What is Apache Kylin?
Kylin is an OLAP engine on Hadoop. As shown in Figure 1, Kylin sits on top of Hadoop and exposes relational data to upper applications via the standard SQL interface.
Kylin can handle big data sets and is fast in terms of query latency, which differentiates it from other SQL on Hadoop. For example, the biggest instance of Kylin in production that we’re aware of is at toutiao.com, a news feed app in China. This app has a table of three trillion rows and the average query response time is less than one second. We’ll discuss what makes Kylin so fast in the next section.

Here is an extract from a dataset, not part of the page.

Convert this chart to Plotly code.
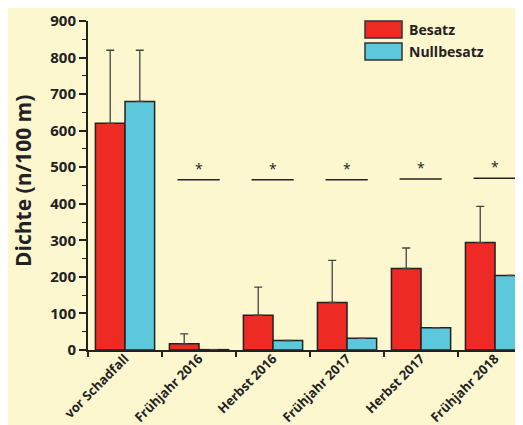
import plotly.graph_objects as go

categories = ["vor Schadfall", "Frühjahr 2016", "Herbst 2016", "Frühjahr 2017", "Herbst 2017", "Frühjahr 2018"]
besatz = [620, 17, 95, 130, 223, 294]
besatz_upper = [820, 44, 172, 245, 279, 393]
nullbesatz = [680, 1, 26, 32, 61, 204]
nullbesatz_upper = [820, None, None, None, None, None]
sig_categories = [1, 2, 3, 4, 5]
sig_y = [466, 466, 466, 468, 470]

RED = "#ee2a24"
CYAN = "#5bc8dc"
BG = "#fdf7d0"
FONT = "Open Sans"

# page offset (browser default body margin) and figure geometry
OFF = 8
W, H = 523, 425
L, T, R, B = 80, 13, 0, 83
PW, PH = W - L - R, H - T - B


def px(sx):  # screen x -> paper x
    return (sx - OFF - L) / PW


def py(sy):  # screen y -> paper y
    return (H - B - (sy - OFF)) / PH


def err(vals, upper):
    return [None if u is None else u - v for v, u in zip(vals, upper)]


fig = go.Figure()
fig.add_trace(go.Bar(
    x=categories, y=besatz, name="Besatz",
    marker=dict(color=RED, line=dict(color="#222", width=1.5)),
    error_y=dict(type="data", symmetric=False, array=err(besatz, besatz_upper),
                 arrayminus=[0] * 6, color="#444", thickness=1.3, width=4),
    showlegend=False,
))
fig.add_trace(go.Bar(
    x=categories, y=nullbesatz, name="Nullbesatz",
    marker=dict(color=CYAN, line=dict(color="#222", width=1.5)),
    error_y=dict(type="data", symmetric=False, array=err(nullbesatz, nullbesatz_upper),
                 arrayminus=[0] * 6, color="#444", thickness=1.3, width=4),
    showlegend=False,
))

# significance lines and stars
for c, yv in zip(sig_categories, sig_y):
    fig.add_shape(type="line", xref="x", yref="y", x0=c - 0.29, x1=c + 0.28, y0=yv, y1=yv,
                  line=dict(color="#222", width=1.5))
    fig.add_annotation(x=c, y=yv, xref="x", yref="y", text="*", showarrow=False,
                       yanchor="bottom", font=dict(family=FONT, size=14, color="#222"))

# custom legend (large boxes like the reference)
legend_items = [("Besatz", RED), ("Nullbesatz", CYAN)]
for i, (name, col) in enumerate(legend_items):
    top = 21 + i * 22
    bot = top + 17
    fig.add_shape(type="rect", xref="paper", yref="paper",
                  x0=px(365), x1=px(402), y0=py(bot), y1=py(top),
                  line=dict(color="#333", width=1.5), fillcolor=col)
    fig.add_annotation(xref="paper", yref="paper", x=px(407), y=py(top + 8.5),
                       text=f"<b>{name}</b>", showarrow=False,
                       xanchor="left", yanchor="middle",
                       font=dict(family=FONT, size=14, color="#222"))

# y axis title
fig.add_annotation(xref="paper", yref="paper", x=px(23), y=py(181), text="<b>Dichte (n/100 m)</b>",
                   textangle=-90, showarrow=False, xanchor="center", yanchor="middle",
                   font=dict(family=FONT, size=21, color="#222"))

fig.update_layout(
    width=W, height=H,
    paper_bgcolor=BG, plot_bgcolor=BG,
    margin=dict(l=L, r=R, t=T, b=B),
    barmode="group", bargap=0.2, bargroupgap=0,
    font=dict(family=FONT, color="#222"),
    xaxis=dict(range=[-0.5, 5.486], automargin=False, showgrid=False, showline=True,
               linecolor="#222", linewidth=2,
               ticks="outside", tickson="boundaries", ticklen=5, tickcolor="#222", tickwidth=1.5,
               tickangle=-45, tickfont=dict(family=FONT, size=13, color="#222"),
               ticklabelshift=0, ticklabelstandoff=-6,
               tickprefix="<b>", ticksuffix="</b>"),
    yaxis=dict(range=[0, 900], dtick=100, automargin=False, showgrid=False, zeroline=False,
               showline=True, linecolor="#222", linewidth=2, ticks="outside", ticklen=7,
               tickcolor="#222", tickwidth=1.5, tickfont=dict(family=FONT, size=15, color="#222"),
               tickprefix="<b>", ticksuffix="</b>",
               minor=dict(dtick=50, ticks="outside", ticklen=4, tickcolor="#222", tickwidth=1.2)),
)

fig.write_html("out.html")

Another feature of the Kylin engine is that it can support complex data models. For example, there is a 60-dimension model running at CPIC, an insurance group in China. Kylin provides standard JDBC / ODBC / RestAPI interfaces, enabling a connection with any SQL application.
Kyligence has also developed an online demo, showcasing the BI experience on 100 million airline records. Check it out to learn, for example, the most delayed airline to San Francisco International Airport in the past 20 years. (Login with username “analyst”, password “analyst”, select the “airline_cube”, drag and drop dimensions and measures to play with the data set.)
A retail scenario: Demonstrating Kylin’s speed
Kylin is faster than traditional SQL on Hadoop because it adopts pre-calculation to get a jump-ahead in terms of SQL execution. For example, Imagine a retail scenario where you’re dealing with many orders. One order can contain multiple line items. To see the business impact of cancelled orders and returned items, an analyst might write a query to report the revenue by “returnflag” and “orderstatus” within a time range, as shown in Figure 2. The diagram shows the query compiled into a relational expression, also called the “execution plan.”
From the execution plan, it is easy to see that the time complexity of such an execution is at least O(N), where N represents the total number of rows in the tables, because each table row has to be visited at least once. And we assume the joining tables are perfectly partitioned and indexed, such that the expensive join operator can also finish in linear time complexity (which is not very likely in a real case).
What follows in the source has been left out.